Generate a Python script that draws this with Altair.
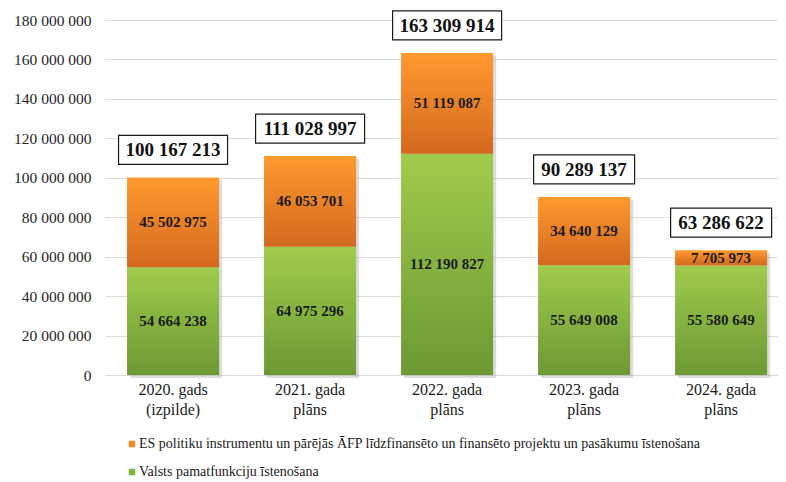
import altair as alt
import pandas as pd

categories = ["2020. gads (izpilde)", "2021. gada plāns", "2022. gada plāns",
              "2023. gada plāns", "2024. gada plāns"]
valsts = [54664238, 64975296, 112190827, 55649008, 55580649]
es = [45502975, 46053701, 51119087, 34640129, 7705973]
totals = [100167213, 111028997, 163309914, 90289137, 63286622]
series_names = [
    "ES politiku instrumentu un pārējās ĀFP līdzfinansēto un finansēto projektu un pasākumu īstenošana",
    "Valsts pamatfunkciju īstenošana",
]
y_ticks = [0, 20000000, 40000000, 60000000, 80000000, 100000000,
           120000000, 140000000, 160000000, 180000000]


def fmt(v):
    return f"{v:,}".replace(",", " ")


df = pd.DataFrame({
    "cat": categories,
    "valsts": valsts,
    "es": es,
    "total": totals,
})
df["valsts_lbl"] = [fmt(v) for v in valsts]
df["es_lbl"] = [fmt(v) for v in es]
df["total_lbl"] = [fmt(v) for v in totals]
df["boxw"] = [8 * len(s) + 21 for s in df["total_lbl"]]

legend_df = pd.DataFrame({"series": series_names, "cat": categories[:2], "v": [0, 0]})

FONT = "Liberation Serif"

xscale = alt.Scale(domain=categories, paddingInner=0.328, paddingOuter=0.12, align=0.67)
yscale = alt.Scale(domain=[0, 180000000], nice=False)

x_axis = alt.Axis(labelAngle=0, labelFontSize=16, labelColor="#1a1a1a", labelFont=FONT,
                  ticks=False, domainColor="#d9d9d9", labelPadding=6, labelLineHeight=20,
                  labelExpr="[substring(datum.label, 0, 10), substring(datum.label, 11)]")
x_enc = alt.X("cat:N", scale=xscale, sort=categories, title=None, axis=x_axis)
y_axis = alt.Axis(values=y_ticks, format=",d", labelFontSize=15.5, labelColor="#262626",
                  labelFont=FONT, ticks=False, domain=False, grid=True, gridColor="#dcdcdc",
                  labelPadding=14, title=None, labelOverlap=False, labelFlush=False)

green_grad = alt.Gradient(
    gradient="linear",
    stops=[alt.GradientStop(color="#9FCC4C", offset=0),
           alt.GradientStop(color="#6C9934", offset=1)],
    x1=0, x2=0, y1=0, y2=1,
)
orange_grad = alt.Gradient(
    gradient="linear",
    stops=[alt.GradientStop(color="#FF9A2F", offset=0),
           alt.GradientStop(color="#D2691F", offset=1)],
    x1=0, x2=0, y1=0, y2=1,
)

base = alt.Chart(df)

shadow = base.mark_bar(color="#9a9a9a", opacity=0.35, xOffset=3, yOffset=3, y2Offset=0).encode(
    x=x_enc,
    y=alt.Y("total:Q", scale=yscale, axis=y_axis),
)

green = base.mark_bar(fill=green_grad).encode(
    x=x_enc,
    y=alt.Y("valsts:Q", scale=yscale, axis=y_axis),
)
orange = base.mark_bar(fill=orange_grad).encode(
    x=x_enc,
    y=alt.Y("total:Q", scale=yscale, axis=y_axis),
    y2="valsts:Q",
)

green_txt = base.transform_calculate(mid="datum.valsts / 2").mark_text(
    font=FONT, fontSize=15, fontWeight="bold", color="#1a1a1a", baseline="middle"
).encode(x=x_enc, y=alt.Y("mid:Q", scale=yscale, axis=y_axis), text="valsts_lbl:N")

orange_txt = base.transform_calculate(mid="datum.valsts + datum.es / 2").mark_text(
    font=FONT, fontSize=15, fontWeight="bold", color="#1a1a1a", baseline="middle"
).encode(x=x_enc, y=alt.Y("mid:Q", scale=yscale, axis=y_axis), text="es_lbl:N")

box = base.mark_bar(fill="white", stroke="#1a1a1a", strokeWidth=1.2,
                    yOffset=-42, y2Offset=-13).encode(
    x=x_enc,
    y=alt.Y("total:Q", scale=yscale, axis=y_axis),
    y2="total:Q",
    size=alt.Size("boxw:Q", scale=None, legend=None),
)

total_txt = base.mark_text(font=FONT, fontSize=19, fontWeight="bold", color="#111111",
                           baseline="middle", dy=-27).encode(
    x=x_enc, y=alt.Y("total:Q", scale=yscale, axis=y_axis), text="total_lbl:N")

legend_layer = alt.Chart(legend_df).mark_square(opacity=0).encode(
    x=alt.X("cat:N", scale=xscale, sort=categories, title=None, axis=x_axis),
    y=alt.Y("v:Q", scale=yscale, axis=y_axis),
    color=alt.Color(
        "series:N",
        scale=alt.Scale(domain=series_names, range=["#F28A2E", "#84B340"]),
        legend=alt.Legend(
            orient="none", legendX=20, legendY=417, direction="vertical", title=None,
            symbolType="square", symbolSize=42, symbolOpacity=1, symbolStrokeWidth=0,
            labelFont=FONT, labelFontSize=14, labelColor="#1a1a1a", labelOffset=0,
            rowPadding=14, padding=0, labelLimit=800,
        ),
    ),
)

chart = alt.layer(shadow, green, orange, green_txt, orange_txt, box, total_txt, legend_layer).properties(
    width=673, height=355,
    autosize=alt.AutoSizeParams(type="none"),
    padding={"left": 97, "top": 12, "right": 0, "bottom": 106},
).configure(
    locale=alt.Locale(number=alt.NumberLocale(decimal=",", thousands=" ", grouping=[3],
                                              currency=["", ""])),
    font=FONT,
).configure_axis(
    labelFont=FONT,
).configure_legend(
    labelFont=FONT,
).configure_text(
    font=FONT,
).configure_view(stroke=None)

chart.save("out.html", embed_options={"renderer": "svg", "actions": False})
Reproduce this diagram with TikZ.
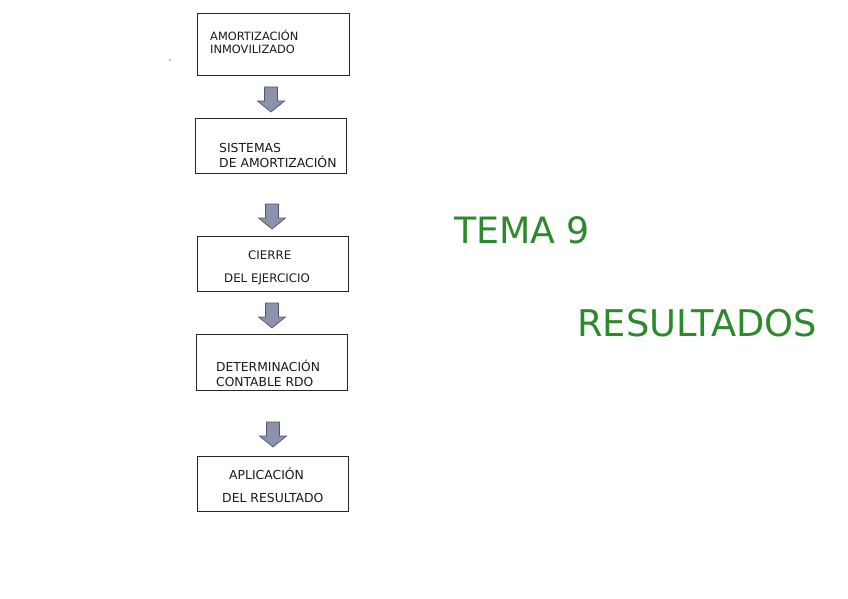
\documentclass[tikz,border=0pt]{standalone}
\usepackage{fontspec}
\setmainfont{DejaVu Sans}
\definecolor{titlegreen}{RGB}{44,138,44}
\definecolor{arrowfill}{RGB}{140,146,172}
\definecolor{arrowline}{RGB}{80,86,112}
\tikzset{
  boxnode/.style={draw=black!85,line width=0.8pt,minimum width=152pt,minimum height=56pt,inner sep=0pt,anchor=north west},
  boxtext/.style={anchor=base west,inner sep=0pt,font=\fontsize{10.6}{12}\selectfont,text=black!90},
  titletext/.style={anchor=base west,inner sep=0pt,font=\fontsize{36.8}{40}\selectfont,text=titlegreen},
  blockarrow/.style={fill=arrowfill,draw=arrowline,line width=0.7pt,line join=miter}
}
\newcommand{\downarrowshape}[1]{%
  \path[blockarrow] ($(#1)+(-6.5,0)$) -- ++(13,0) -- ++(0,14) -- ++(7,0) -- ($(#1)+(0,25)$) -- ($(#1)+(-13.5,14)$) -- ++(7,0) -- cycle;}
\usetikzlibrary{calc}
\begin{document}
\begin{tikzpicture}[x=1pt,y=-1pt]
\useasboundingbox (0,0) rectangle (848,599);
\fill[black!50] (170,60) circle (0.8);
% boxes
\node[boxnode,line width=1.1pt,minimum width=152pt,minimum height=62pt] (b1) at (197,13) {};
\node[boxnode,minimum width=151pt,minimum height=55pt] (b2) at (195,118) {};
\node[boxnode,minimum width=151pt,minimum height=55pt] (b3) at (197,236) {};
\node[boxnode,minimum width=151pt,minimum height=56pt] (b4) at (196,334) {};
\node[boxnode,minimum width=151pt,minimum height=55pt] (b5) at (197,456) {};
% texts
\node[boxtext,font=\fontsize{11.4}{12}\selectfont] (t1a) at (210,41) {AMORTIZACIÓN};
\node[boxtext,font=\fontsize{11.4}{12}\selectfont] (t1b) at (210,54) {INMOVILIZADO};
\node[boxtext,font=\fontsize{12.4}{13}\selectfont] (t2a) at (219,152) {SISTEMAS};
\node[boxtext,font=\fontsize{12.4}{13}\selectfont] (t2b) at (219,167) {DE AMORTIZACIÓN};
\node[boxtext,font=\fontsize{11.8}{13}\selectfont] (t3a) at (248,259) {CIERRE};
\node[boxtext,font=\fontsize{11.8}{13}\selectfont] (t3b) at (224,282) {DEL EJERCICIO};
\node[boxtext,font=\fontsize{12.3}{13}\selectfont] (t4a) at (216,371) {DETERMINACIÓN};
\node[boxtext,font=\fontsize{12.3}{13}\selectfont] (t4b) at (216,386) {CONTABLE RDO};
\node[boxtext,font=\fontsize{12.4}{13}\selectfont] (t5a) at (229,479) {APLICACIÓN};
\node[boxtext,font=\fontsize{12.4}{13}\selectfont] (t5b) at (222,502) {DEL RESULTADO};
% arrows
\coordinate (a1) at (271,87);
\coordinate (a2) at (272,204);
\coordinate (a3) at (272,303);
\coordinate (a4) at (273,422);
\downarrowshape{a1}
\downarrowshape{a2}
\downarrowshape{a3}
\downarrowshape{a4}
% titles
\node[titletext,font=\fontsize{36.3}{40}\selectfont] (tema) at (454,243) {TEMA 9};
\node[titletext] (res) at (577,336) {RESULTADOS};
\end{tikzpicture}
\end{document}
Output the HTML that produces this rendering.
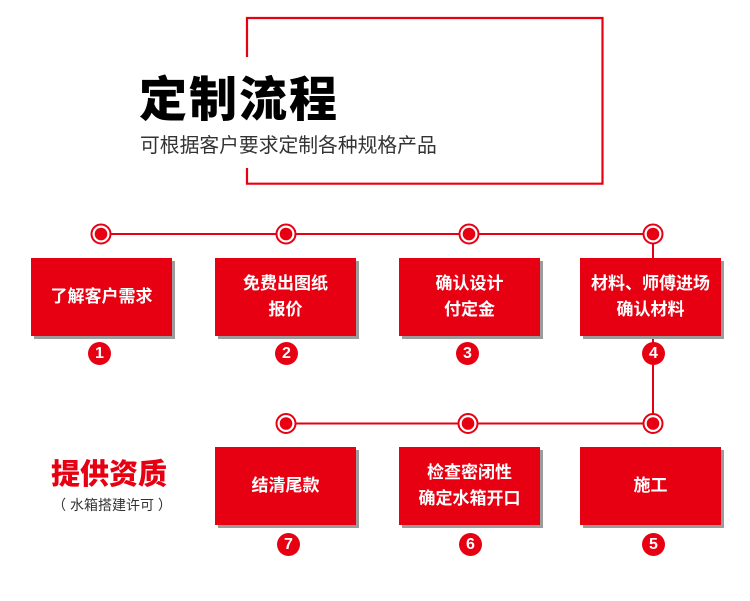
<!DOCTYPE html>
<html>
<head>
<meta charset="utf-8">
<style>
html,body{margin:0;padding:0;background:#fff;}
body{width:750px;height:601px;position:relative;overflow:hidden;font-family:"Liberation Sans","Noto Sans CJK SC",sans-serif;}
svg{position:absolute;left:0;top:0;}
.t{position:absolute;white-space:nowrap;}
.box{position:absolute;width:141px;height:78px;background:#e60012;box-shadow:3px 3px 0 #9c9c9c;color:#fff;font-weight:bold;font-size:17px;line-height:26px;display:flex;align-items:center;justify-content:center;text-align:center;font-family:"Liberation Sans","Noto Sans CJK SC",sans-serif;}
.num{position:absolute;width:23px;height:23px;border-radius:50%;background:#e60012;color:#fff;font-weight:bold;font-size:16px;line-height:23px;text-align:center;font-family:"Liberation Sans",sans-serif;}
</style>
</head>
<body>
<svg width="750" height="601" viewBox="0 0 750 601">
  <path d="M247,57 V18 H602.5 V183.7 H247 V168" fill="none" stroke="#e60012" stroke-width="2.2"/>
  <line x1="101" y1="234" x2="653" y2="234" stroke="#e60012" stroke-width="2"/>
  <line x1="653" y1="234" x2="653" y2="424" stroke="#e60012" stroke-width="2"/>
  <line x1="286" y1="423.5" x2="653" y2="423.5" stroke="#e60012" stroke-width="2"/>
  <g fill="#fff" stroke="#e60012" stroke-width="2">
    <circle cx="101" cy="234" r="9.5"/>
    <circle cx="286" cy="234" r="9.5"/>
    <circle cx="469" cy="234" r="9.5"/>
    <circle cx="653" cy="234" r="9.5"/>
    <circle cx="286" cy="423.5" r="9.5"/>
    <circle cx="468" cy="423.5" r="9.5"/>
    <circle cx="653" cy="423.5" r="9.5"/>
  </g>
  <g fill="#e60012">
    <circle cx="101" cy="234" r="6.3"/>
    <circle cx="286" cy="234" r="6.3"/>
    <circle cx="469" cy="234" r="6.3"/>
    <circle cx="653" cy="234" r="6.3"/>
    <circle cx="286" cy="423.5" r="6.3"/>
    <circle cx="468" cy="423.5" r="6.3"/>
    <circle cx="653" cy="423.5" r="6.3"/>
  </g>
</svg>

<div class="t" style="left:139px;top:77px;font-size:48px;line-height:48px;font-weight:900;color:#000;font-family:'Liberation Sans','Noto Sans CJK SC',sans-serif;letter-spacing:2px;">定制流程</div>
<div class="t" style="left:140px;top:136px;font-size:19.8px;line-height:20px;color:#333;font-family:'Liberation Sans','Noto Sans CJK SC',sans-serif;">可根据客户要求定制各种规格产品</div>

<div class="box" style="left:31px;top:258px;">了解客户需求</div>
<div class="box" style="left:215px;top:258px;">免费出图纸<br>报价</div>
<div class="box" style="left:399px;top:258px;">确认设计<br>付定金</div>
<div class="box" style="left:580px;top:258px;">材料、师傅进场<br>确认材料</div>

<div class="box" style="left:215px;top:447px;">结清尾款</div>
<div class="box" style="left:399px;top:447px;">检查密闭性<br>确定水箱开口</div>
<div class="box" style="left:580px;top:447px;">施工</div>

<div class="num" style="left:88px;top:342px;">1</div>
<div class="num" style="left:275px;top:342px;">2</div>
<div class="num" style="left:456px;top:342px;">3</div>
<div class="num" style="left:642px;top:342px;">4</div>
<div class="num" style="left:277px;top:533px;">7</div>
<div class="num" style="left:459px;top:533px;">6</div>
<div class="num" style="left:642px;top:533px;">5</div>

<div class="t" style="left:51px;top:460px;font-size:29px;line-height:30px;font-weight:900;color:#e60012;">提供资质</div>
<div class="t" style="left:52px;top:497px;width:120px;text-align:center;font-size:14px;line-height:16px;color:#333;">（ 水箱搭建许可 ）</div>
</body>
</html>
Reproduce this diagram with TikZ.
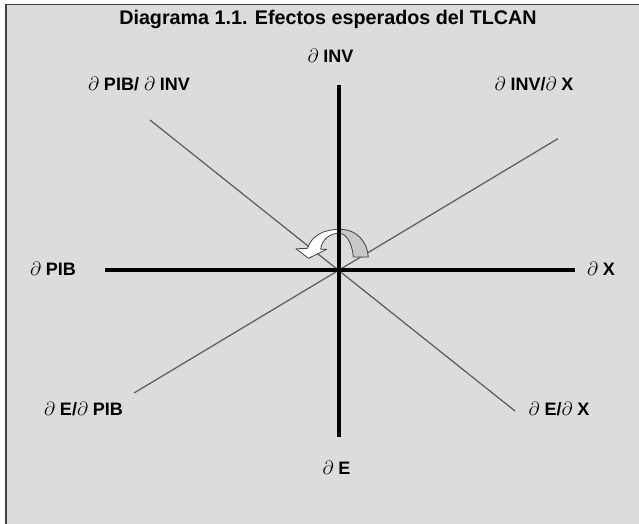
\documentclass[tikz,border=0pt]{standalone}
\usepackage{fontspec}
\setmainfont{Liberation Sans}
\definecolor{bgc}{RGB}{220,220,220}
\definecolor{framec}{RGB}{64,64,64}
\definecolor{diagc}{RGB}{90,90,90}
\definecolor{tailc}{RGB}{200,200,200}
\begin{document}
\begin{tikzpicture}[x=0.75pt,y=-0.75pt,
  lab/.style={font=\bfseries\fontsize{13.5}{16}\selectfont, inner sep=0pt, anchor=base, text=black},
  ttl/.style={font=\bfseries\fontsize{14.8}{18}\selectfont, inner sep=0pt, anchor=base, text=black},
  axisline/.style={line width=2.4pt, black},
  diagline/.style={line width=0.9pt, diagc},
  arrowpart/.style={draw=framec, line width=0.6pt, line join=round}]
\useasboundingbox (0,0) rectangle (639,524);
\fill[white] (0,0) rectangle (639,524);
\fill[bgc] (6,4.5) rectangle (639,524);
\draw[framec, line width=1.1pt] (6,524) -- (6,4.5) -- (639,4.5);

% coordinates
\coordinate (O) at (339,270);
\coordinate (vt) at (339,85);
\coordinate (vb) at (339,437);
\coordinate (hl) at (105,270);
\coordinate (hr) at (575,270);
\coordinate (d1a) at (150,120);
\coordinate (d1b) at (515,411);
\coordinate (d2a) at (134,393);
\coordinate (d2b) at (558,138.6);

% diagonals
\draw[diagline] (d1a) -- (d1b);
\draw[diagline] (d2a) -- (d2b);

% curved rotation arrow
\filldraw[arrowpart, fill=tailc] (340,229.3) .. controls (357,229.3) and (367.5,242) .. (368.3,257)
  -- (353.3,257) .. controls (352.5,245) and (347,234) .. (340,233.3) -- cycle;
\filldraw[arrowpart, fill=white] (340,229.3) .. controls (326,229.3) and (312,234) .. (307.5,248.3)
  -- (296,248.8) -- (308.5,258.3) -- (326.7,249.3) -- (320.7,249.3)
  .. controls (321.5,240) and (330,232.7) .. (340,233.3) -- cycle;

% axes
\draw[axisline] (vt) -- (vb);
\draw[axisline] (hl) -- (hr);

% labels
\node[ttl] (title) at (328,25) {Diagrama 1.1. Efectos esperados del TLCAN};
\node[lab] (inv) at (330.5,63) {$\partial$ INV};
\node[lab] (pibinv) at (139,91) {$\partial$ PIB/ $\partial$ INV};
\node[lab] (invx) at (534,91) {$\partial$ INV/$\partial$ X};
\node[lab] (pib) at (53,275) {$\partial$ PIB};
\node[lab] (x) at (601,275) {$\partial$ X};
\node[lab] (epib) at (83.5,415) {$\partial$ E/$\partial$ PIB};
\node[lab] (ex) at (559,415) {$\partial$ E/$\partial$ X};
\node[lab] (e) at (336.5,474) {$\partial$ E};
\end{tikzpicture}
\end{document}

What needs to be done: Reproduce the material above from its first line through the line containing "import pandas as pd", both ends included, and skip every picture.

Solution to the problem:
Generate a Python script that draws this with Altair.
import altair as alt
import pandas as pd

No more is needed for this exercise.